The mesmerising monotony of the Zambian landscape was beginning to rob me of my sense of time, but I snapped out of it and stopped dribbling as the sun set magnificently, and for a couple of hours I stared delightedly out the window as the twilight colours gave way to inky black darkness, splattered with the breathtakingly bright Milky Way, and interrupted occasionally by the light of fires in and around the villages. Around 8pm I foolishly began to think ‘Well, we must almost be there by now…’
But we rumbled on, slowly and increasingly painfully. Every couple of hours we would stop, and everyone would fall over everyone else as they all tried to get off the bus at the same time. Then the last people off would fall over the first people off as they got back on again. Then as the bus driver revved up, everyone still outside would fall over themselves in their haste to get back on board. I joined in the whole process each time, just for a chance to restore circulation to my legs and get a glimpse of the starry, starry sky.
By two in the morning I was beginning to wonder if the journey would ever end. By wrapping my head in several jumpers and resting it on the back of the seat in front of me, I could attempt to sleep without risk of brain damage, but this was a tougher journey than I had ever anticipated. It doesn’t surprise me in the slightest that Western Zambia is way off the beaten tracks.
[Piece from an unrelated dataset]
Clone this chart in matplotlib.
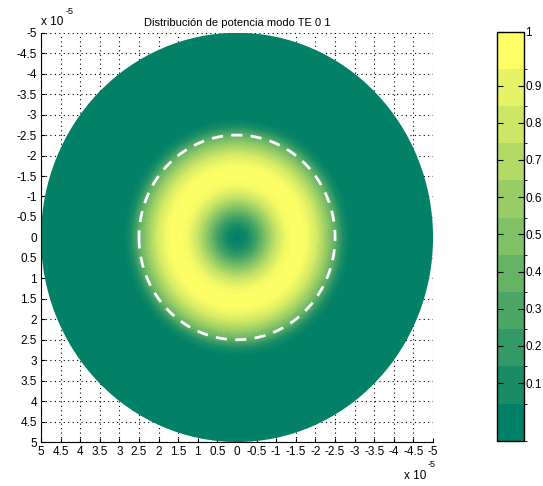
import numpy as np
import matplotlib
matplotlib.use("Agg")
import matplotlib.pyplot as plt
from matplotlib.colors import ListedColormap, BoundaryNorm
from matplotlib.patches import Circle
import matplotlib.cm as cm

plt.rcParams['font.family'] = ['Liberation Sans', 'DejaVu Sans']

# radial power profile (r in units of 1e-5 m)
radius = [0, 0.25, 0.5, 0.75, 1.0, 1.25, 1.5, 1.75, 2.0, 2.25, 2.5, 2.6, 2.7, 2.8, 2.9, 3.0, 5.0]
power = [0, 0.06, 0.25, 0.52, 0.77, 0.94, 1.0, 0.97, 0.84, 0.62, 0.36, 0.22, 0.10, 0.04, 0.01, 0, 0]
core_radius = 2.5
outer_radius = 5.0

ticks = [-5, -4.5, -4, -3.5, -3, -2.5, -2, -1.5, -1, -0.5, 0, 0.5, 1, 1.5, 2, 2.5, 3, 3.5, 4, 4.5, 5]
tick_labels = ["-5", "-4.5", "-4", "-3.5", "-3", "-2.5", "-2", "-1.5", "-1", "-0.5", "0",
               "0.5", "1", "1.5", "2", "2.5", "3", "3.5", "4", "4.5", "5"]
cbar_ticks = [0.1, 0.2, 0.3, 0.4, 0.5, 0.6, 0.7, 0.8, 0.9, 1]
cbar_labels = ["0.1", "0.2", "0.3", "0.4", "0.5", "0.6", "0.7", "0.8", "0.9", "1"]
cbar_bounds = [0, 0.045, 0.145, 0.245, 0.345, 0.445, 0.545, 0.645, 0.745, 0.845, 0.945, 1.0]

# 2D field from the radial profile
g = np.linspace(-outer_radius, outer_radius, 601)
X, Y = np.meshgrid(g, g)
R = np.hypot(X, Y)
Z = np.interp(R, radius, power)
Z[R > outer_radius * 1.01] = np.nan

fig = plt.figure(figsize=(5.43, 4.86), dpi=100)
ax = fig.add_axes([0.0755, 0.0905, 0.722, 0.842])

cs = ax.contourf(X, Y, Z, levels=np.linspace(0, 1, 41), cmap="summer", zorder=1)
clip = Circle((0, 0), outer_radius, transform=ax.transData)
cs.set_clip_path(clip)

t = np.linspace(0, 2 * np.pi, 400)
ax.plot(core_radius * np.cos(t), core_radius * np.sin(t), color="white",
        linestyle=(0, (4, 3)), linewidth=2, zorder=3)

ax.set_xlim(5, -5)
ax.set_ylim(5, -5)
ax.set_xticks(ticks)
ax.set_xticklabels(tick_labels)
ax.set_yticks(ticks)
ax.set_yticklabels(tick_labels)
ax.tick_params(direction="in", labelsize=8.5, length=3, pad=3)
ax.set_axisbelow(True)
ax.grid(True, linestyle=(0, (1, 3)), color="black", linewidth=0.8)
ax.spines["top"].set_visible(False)
ax.spines["right"].set_visible(False)

ax.set_title("Distribución de potencia modo TE 0 1", fontsize=8, pad=5)
ax.text(0.0, 1.012, "x 10", transform=ax.transAxes, fontsize=8.5, ha="left", va="bottom")
ax.text(0.062, 1.04, "-5", transform=ax.transAxes, fontsize=6.5, ha="left", va="bottom")
ax.text(0.925, -0.068, "x 10", transform=ax.transAxes, fontsize=8.5, ha="left", va="top")
ax.text(0.987, -0.045, "-5", transform=ax.transAxes, fontsize=6.5, ha="left", va="top")

# colorbar with discrete bands
cax = fig.add_axes([0.915, 0.093, 0.05, 0.842])
band_cmap = ListedColormap(cm.summer(np.linspace(0, 1, len(cbar_bounds) - 1)))
norm = BoundaryNorm(cbar_bounds, band_cmap.N)
sm = cm.ScalarMappable(norm=norm, cmap=band_cmap)
cb = fig.colorbar(sm, cax=cax, boundaries=cbar_bounds, ticks=cbar_ticks)
cb.ax.set_yticklabels(cbar_labels)
cb.outline.set_linewidth(1)
cax.tick_params(direction="in", labelsize=8.5, left=True, right=True, length=4, pad=1)

fig.savefig("out.png", dpi=100)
I was really expecting to watch the sun rise from the bus, but at four in the morning, battered and bruised, we finally arrived. The bus stopped by the government resthouse, but that turned out to be full. Luckily there were some people from the Zambezi Motel looking for customers off the bus, so we followed them. It was quite a walk from the bus stop, especially after 20 hours of getting smacked about on bumpy roads, and as we staggered along one of them warned me not to expect too much from the Motel. ‘You know the saying, when in Rome do as the Romans do?’, she asked. ‘Well, just remember you’re in Zambezi…this is the bush!’.